> **EXERCISE**:
Write the lines out exactly as they stand, from the one containing "Reproduce this chart with matplotlib." through the one containing "y_ticks = [0, 10, 20, 30, 40, 50, 60]", and only those. Omit pictures.

(Records excerpted from a collection)

########################################

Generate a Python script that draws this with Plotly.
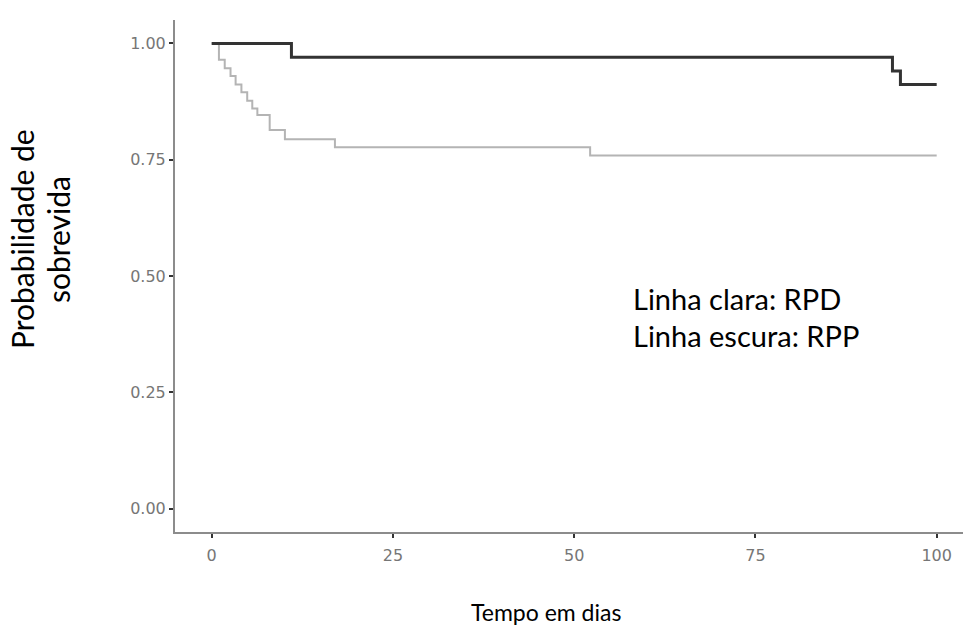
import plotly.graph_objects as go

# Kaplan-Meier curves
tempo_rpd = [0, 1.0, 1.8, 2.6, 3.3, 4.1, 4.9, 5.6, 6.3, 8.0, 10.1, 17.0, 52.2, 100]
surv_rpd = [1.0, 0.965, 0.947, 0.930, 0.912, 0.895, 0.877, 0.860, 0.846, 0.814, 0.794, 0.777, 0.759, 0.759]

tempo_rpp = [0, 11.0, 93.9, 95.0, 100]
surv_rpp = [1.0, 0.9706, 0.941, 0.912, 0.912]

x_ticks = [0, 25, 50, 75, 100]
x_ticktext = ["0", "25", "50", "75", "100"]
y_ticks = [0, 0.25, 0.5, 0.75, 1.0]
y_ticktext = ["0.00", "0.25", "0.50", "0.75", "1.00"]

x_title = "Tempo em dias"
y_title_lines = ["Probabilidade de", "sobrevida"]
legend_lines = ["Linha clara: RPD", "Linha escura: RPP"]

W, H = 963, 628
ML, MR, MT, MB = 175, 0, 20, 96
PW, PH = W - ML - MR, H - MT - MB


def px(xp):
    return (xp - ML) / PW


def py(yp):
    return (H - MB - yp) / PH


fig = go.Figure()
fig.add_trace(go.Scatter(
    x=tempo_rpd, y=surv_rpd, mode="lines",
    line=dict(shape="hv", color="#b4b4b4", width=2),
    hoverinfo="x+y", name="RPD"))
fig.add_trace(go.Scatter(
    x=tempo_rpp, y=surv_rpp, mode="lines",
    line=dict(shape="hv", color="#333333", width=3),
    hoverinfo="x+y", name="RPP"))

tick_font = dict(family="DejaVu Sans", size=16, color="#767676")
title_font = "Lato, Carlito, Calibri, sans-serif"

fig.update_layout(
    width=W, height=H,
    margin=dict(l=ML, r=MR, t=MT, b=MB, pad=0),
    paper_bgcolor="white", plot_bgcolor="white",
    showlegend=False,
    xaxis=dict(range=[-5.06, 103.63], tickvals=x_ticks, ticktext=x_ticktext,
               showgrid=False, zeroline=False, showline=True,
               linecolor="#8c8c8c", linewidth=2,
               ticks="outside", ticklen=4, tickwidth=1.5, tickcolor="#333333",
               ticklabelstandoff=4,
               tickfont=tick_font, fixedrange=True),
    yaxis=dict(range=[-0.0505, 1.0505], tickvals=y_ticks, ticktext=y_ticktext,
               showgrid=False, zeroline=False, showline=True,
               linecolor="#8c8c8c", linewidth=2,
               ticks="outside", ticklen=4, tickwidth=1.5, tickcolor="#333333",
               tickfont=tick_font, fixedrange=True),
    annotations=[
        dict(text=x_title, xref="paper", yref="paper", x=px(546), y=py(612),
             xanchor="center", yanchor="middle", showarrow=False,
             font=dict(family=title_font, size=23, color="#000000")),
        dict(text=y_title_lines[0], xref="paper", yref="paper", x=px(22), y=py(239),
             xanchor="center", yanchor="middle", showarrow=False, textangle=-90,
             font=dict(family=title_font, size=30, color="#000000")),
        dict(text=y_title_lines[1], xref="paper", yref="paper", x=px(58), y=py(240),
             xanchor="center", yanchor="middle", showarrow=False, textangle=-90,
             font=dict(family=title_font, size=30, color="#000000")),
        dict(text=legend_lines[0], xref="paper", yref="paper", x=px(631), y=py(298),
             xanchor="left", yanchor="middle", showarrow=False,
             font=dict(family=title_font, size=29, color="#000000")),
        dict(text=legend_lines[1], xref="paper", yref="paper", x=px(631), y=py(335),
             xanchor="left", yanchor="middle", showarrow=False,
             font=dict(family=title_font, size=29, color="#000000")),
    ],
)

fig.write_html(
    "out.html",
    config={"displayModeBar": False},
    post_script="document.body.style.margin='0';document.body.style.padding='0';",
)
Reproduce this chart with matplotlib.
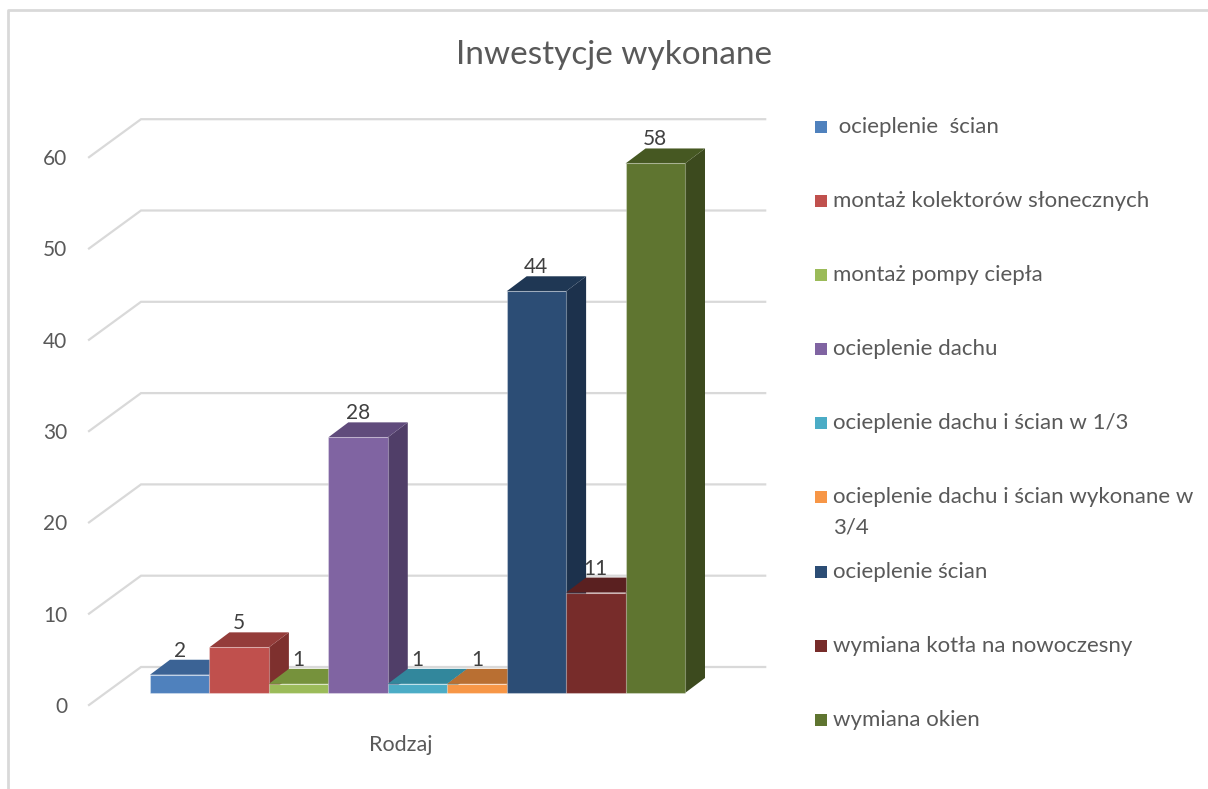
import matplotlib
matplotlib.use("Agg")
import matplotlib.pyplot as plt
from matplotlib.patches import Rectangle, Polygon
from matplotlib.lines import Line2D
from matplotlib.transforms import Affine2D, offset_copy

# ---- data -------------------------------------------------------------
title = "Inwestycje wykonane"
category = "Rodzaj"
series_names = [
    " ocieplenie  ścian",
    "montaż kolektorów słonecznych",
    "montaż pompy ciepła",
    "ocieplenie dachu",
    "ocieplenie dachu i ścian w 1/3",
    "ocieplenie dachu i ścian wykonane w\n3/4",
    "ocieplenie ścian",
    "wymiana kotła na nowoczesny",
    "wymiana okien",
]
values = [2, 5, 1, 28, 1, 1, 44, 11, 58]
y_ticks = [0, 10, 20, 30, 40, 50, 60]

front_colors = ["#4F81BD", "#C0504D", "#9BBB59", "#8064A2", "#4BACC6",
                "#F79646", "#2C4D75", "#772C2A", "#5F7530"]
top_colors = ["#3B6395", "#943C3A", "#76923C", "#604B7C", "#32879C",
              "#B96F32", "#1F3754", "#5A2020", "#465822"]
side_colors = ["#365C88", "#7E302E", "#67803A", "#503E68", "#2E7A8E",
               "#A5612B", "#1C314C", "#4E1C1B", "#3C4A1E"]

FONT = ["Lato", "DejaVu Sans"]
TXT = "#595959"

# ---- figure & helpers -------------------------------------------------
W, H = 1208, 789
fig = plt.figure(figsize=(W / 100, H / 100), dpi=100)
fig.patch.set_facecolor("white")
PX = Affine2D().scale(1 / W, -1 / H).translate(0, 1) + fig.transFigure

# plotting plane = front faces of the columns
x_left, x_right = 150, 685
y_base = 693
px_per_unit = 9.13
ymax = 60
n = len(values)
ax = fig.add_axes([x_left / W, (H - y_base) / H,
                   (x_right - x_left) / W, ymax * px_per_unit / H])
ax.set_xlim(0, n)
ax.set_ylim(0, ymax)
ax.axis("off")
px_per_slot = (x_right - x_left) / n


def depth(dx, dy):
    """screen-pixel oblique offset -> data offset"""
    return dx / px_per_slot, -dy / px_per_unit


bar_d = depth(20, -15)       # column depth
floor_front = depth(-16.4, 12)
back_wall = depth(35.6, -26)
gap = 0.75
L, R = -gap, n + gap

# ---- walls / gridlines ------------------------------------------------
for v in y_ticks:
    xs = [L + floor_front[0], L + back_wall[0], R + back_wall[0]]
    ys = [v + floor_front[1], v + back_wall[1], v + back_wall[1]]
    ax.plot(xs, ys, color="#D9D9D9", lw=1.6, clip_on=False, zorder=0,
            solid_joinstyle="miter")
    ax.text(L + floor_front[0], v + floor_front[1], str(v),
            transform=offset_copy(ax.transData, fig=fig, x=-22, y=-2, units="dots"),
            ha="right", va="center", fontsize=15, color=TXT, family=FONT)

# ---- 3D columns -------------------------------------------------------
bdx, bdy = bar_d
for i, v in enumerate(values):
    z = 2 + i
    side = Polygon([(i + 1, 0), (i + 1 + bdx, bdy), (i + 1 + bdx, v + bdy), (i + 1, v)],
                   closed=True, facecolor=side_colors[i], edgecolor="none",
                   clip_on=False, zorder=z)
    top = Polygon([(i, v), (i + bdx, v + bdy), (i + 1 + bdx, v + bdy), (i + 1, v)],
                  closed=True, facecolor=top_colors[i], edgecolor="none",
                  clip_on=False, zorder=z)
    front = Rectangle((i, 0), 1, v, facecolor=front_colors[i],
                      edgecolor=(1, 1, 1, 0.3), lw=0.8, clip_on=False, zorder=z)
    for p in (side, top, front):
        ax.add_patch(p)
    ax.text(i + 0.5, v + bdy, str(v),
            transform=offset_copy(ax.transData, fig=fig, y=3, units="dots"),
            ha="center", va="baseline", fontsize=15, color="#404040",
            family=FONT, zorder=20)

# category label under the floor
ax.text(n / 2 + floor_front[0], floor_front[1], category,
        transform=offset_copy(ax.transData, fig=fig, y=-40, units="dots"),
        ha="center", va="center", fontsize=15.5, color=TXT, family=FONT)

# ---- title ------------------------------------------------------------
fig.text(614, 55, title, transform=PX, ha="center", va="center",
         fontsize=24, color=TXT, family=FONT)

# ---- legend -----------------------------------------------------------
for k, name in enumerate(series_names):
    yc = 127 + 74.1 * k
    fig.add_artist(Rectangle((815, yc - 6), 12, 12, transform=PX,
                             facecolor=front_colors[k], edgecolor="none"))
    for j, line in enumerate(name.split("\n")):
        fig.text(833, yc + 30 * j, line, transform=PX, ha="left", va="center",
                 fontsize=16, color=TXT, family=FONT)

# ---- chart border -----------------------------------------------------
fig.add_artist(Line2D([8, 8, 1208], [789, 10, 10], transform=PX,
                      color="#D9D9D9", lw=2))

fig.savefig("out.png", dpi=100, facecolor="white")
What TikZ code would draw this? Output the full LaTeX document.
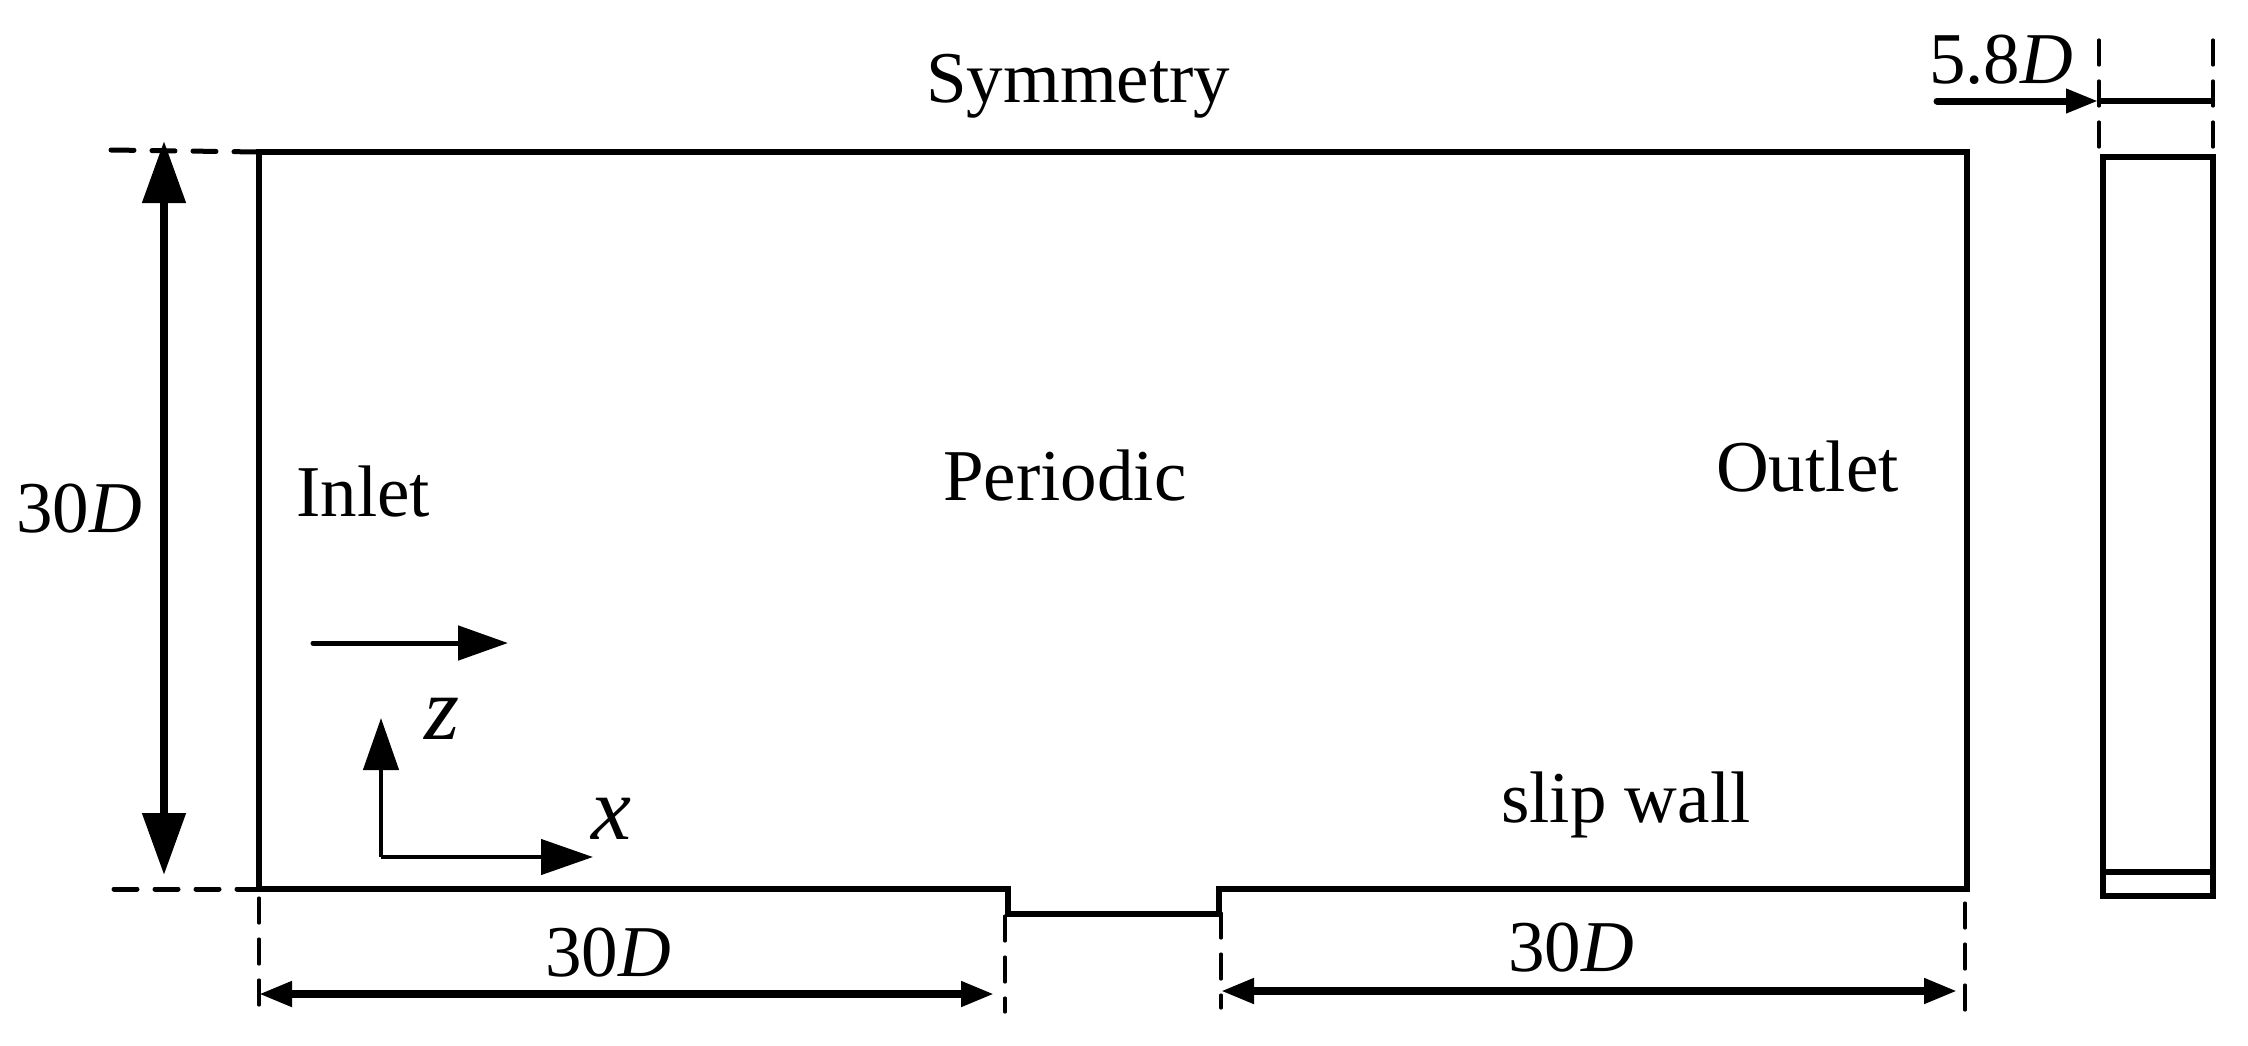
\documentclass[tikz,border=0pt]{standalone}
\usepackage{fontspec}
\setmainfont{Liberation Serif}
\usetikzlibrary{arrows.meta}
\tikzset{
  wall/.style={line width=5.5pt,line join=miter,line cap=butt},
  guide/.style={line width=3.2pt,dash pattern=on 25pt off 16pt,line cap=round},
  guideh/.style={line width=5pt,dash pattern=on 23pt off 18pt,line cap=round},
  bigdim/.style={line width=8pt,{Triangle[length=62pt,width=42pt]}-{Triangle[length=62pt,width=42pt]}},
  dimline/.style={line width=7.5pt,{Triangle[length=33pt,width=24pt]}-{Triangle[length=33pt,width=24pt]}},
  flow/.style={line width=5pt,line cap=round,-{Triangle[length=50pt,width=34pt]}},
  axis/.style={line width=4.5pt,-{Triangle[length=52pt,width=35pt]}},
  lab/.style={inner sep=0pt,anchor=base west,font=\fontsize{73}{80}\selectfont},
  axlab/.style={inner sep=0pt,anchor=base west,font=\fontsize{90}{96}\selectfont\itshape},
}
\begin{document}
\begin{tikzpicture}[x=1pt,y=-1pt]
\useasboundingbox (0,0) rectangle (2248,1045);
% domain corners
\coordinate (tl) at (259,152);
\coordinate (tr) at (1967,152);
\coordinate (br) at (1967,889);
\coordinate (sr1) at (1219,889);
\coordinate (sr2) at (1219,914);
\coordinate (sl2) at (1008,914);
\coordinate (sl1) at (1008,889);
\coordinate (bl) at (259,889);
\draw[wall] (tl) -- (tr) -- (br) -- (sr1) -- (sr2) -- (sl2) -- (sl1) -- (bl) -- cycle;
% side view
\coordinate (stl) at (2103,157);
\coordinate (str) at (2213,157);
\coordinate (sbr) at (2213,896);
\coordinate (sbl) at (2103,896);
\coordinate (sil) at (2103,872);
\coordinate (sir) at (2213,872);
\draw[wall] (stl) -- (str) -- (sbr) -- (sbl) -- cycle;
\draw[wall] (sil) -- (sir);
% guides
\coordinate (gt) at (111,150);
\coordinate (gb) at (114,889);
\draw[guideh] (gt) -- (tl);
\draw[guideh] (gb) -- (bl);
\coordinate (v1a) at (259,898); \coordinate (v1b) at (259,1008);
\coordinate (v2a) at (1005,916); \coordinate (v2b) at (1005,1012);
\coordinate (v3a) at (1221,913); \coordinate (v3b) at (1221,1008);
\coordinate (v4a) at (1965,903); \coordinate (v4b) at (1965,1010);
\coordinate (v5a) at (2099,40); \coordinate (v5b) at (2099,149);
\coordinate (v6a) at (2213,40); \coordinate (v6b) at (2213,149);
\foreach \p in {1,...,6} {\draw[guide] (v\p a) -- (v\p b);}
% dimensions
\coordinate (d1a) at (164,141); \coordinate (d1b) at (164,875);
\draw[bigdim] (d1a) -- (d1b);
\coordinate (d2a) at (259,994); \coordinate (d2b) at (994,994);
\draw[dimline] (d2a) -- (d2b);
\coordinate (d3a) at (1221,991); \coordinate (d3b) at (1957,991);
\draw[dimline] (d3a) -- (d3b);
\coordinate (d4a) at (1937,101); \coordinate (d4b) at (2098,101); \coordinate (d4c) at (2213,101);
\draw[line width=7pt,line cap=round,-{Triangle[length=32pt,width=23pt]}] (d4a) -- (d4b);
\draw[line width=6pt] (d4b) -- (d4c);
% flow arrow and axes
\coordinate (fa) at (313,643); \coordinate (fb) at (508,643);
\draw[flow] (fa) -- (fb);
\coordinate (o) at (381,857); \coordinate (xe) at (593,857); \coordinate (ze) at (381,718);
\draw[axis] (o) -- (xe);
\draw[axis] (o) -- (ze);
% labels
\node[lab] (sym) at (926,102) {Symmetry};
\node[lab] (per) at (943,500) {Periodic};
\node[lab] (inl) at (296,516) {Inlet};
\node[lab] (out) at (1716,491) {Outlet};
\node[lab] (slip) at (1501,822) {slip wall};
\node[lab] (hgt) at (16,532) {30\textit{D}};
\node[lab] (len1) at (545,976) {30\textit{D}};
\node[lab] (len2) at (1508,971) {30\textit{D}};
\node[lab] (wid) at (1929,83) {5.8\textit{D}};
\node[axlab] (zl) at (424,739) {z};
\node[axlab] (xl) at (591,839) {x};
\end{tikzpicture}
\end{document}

########################################

> **TASK OUTPUT**:
Reproduce this chart with matplotlib.
import matplotlib
matplotlib.use("Agg")
import matplotlib.pyplot as plt
from matplotlib.patches import Rectangle, Polygon
from matplotlib.lines import Line2D
from matplotlib.transforms import Affine2D, offset_copy

# ---- data -------------------------------------------------------------
title = "Inwestycje wykonane"
category = "Rodzaj"
series_names = [
    " ocieplenie  ścian",
    "montaż kolektorów słonecznych",
    "montaż pompy ciepła",
    "ocieplenie dachu",
    "ocieplenie dachu i ścian w 1/3",
    "ocieplenie dachu i ścian wykonane w\n3/4",
    "ocieplenie ścian",
    "wymiana kotła na nowoczesny",
    "wymiana okien",
]
values = [2, 5, 1, 28, 1, 1, 44, 11, 58]
y_ticks = [0, 10, 20, 30, 40, 50, 60]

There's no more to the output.